Written problem: Pictures stay out of this copy, which runs from the first line of the material through the line containing "y_ticks = [0.0, 0.2, 0.4, 0.6, 0.8, 1.0]".

Source material:
## START
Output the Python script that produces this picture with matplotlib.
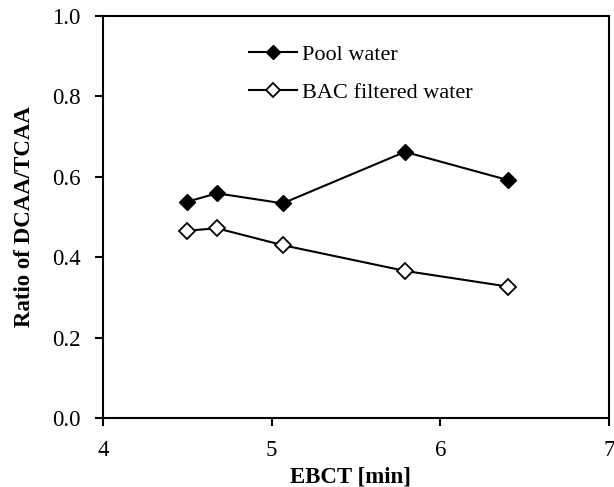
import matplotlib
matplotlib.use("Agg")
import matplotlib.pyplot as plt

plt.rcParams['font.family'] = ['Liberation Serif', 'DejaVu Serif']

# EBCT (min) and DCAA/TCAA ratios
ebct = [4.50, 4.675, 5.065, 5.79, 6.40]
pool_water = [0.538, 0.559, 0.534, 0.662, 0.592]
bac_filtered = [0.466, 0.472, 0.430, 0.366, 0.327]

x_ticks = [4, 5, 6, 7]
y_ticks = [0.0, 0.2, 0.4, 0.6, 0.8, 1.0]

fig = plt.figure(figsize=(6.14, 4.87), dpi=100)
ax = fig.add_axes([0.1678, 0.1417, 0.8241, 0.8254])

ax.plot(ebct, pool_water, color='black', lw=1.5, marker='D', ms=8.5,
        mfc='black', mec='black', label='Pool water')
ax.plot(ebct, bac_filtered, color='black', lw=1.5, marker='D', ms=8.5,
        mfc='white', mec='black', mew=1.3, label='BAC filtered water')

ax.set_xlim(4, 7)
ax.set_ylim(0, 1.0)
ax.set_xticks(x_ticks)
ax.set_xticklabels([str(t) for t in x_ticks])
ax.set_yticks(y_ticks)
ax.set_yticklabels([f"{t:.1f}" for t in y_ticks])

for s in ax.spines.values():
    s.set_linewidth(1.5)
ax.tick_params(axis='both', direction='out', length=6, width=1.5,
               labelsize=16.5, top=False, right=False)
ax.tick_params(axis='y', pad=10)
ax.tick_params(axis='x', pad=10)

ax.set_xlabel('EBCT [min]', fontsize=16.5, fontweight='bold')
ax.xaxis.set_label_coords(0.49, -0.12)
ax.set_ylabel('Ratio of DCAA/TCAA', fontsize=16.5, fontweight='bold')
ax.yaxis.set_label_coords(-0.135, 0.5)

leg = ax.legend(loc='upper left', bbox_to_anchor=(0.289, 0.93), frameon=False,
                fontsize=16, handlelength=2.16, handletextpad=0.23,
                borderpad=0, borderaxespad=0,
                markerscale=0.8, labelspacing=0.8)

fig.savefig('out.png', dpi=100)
## END
Output:
Output the Python script that produces this picture with matplotlib.
import matplotlib
matplotlib.use("Agg")
import matplotlib.pyplot as plt

plt.rcParams['font.family'] = ['Liberation Serif', 'DejaVu Serif']

# EBCT (min) and DCAA/TCAA ratios
ebct = [4.50, 4.675, 5.065, 5.79, 6.40]
pool_water = [0.538, 0.559, 0.534, 0.662, 0.592]
bac_filtered = [0.466, 0.472, 0.430, 0.366, 0.327]

x_ticks = [4, 5, 6, 7]
y_ticks = [0.0, 0.2, 0.4, 0.6, 0.8, 1.0]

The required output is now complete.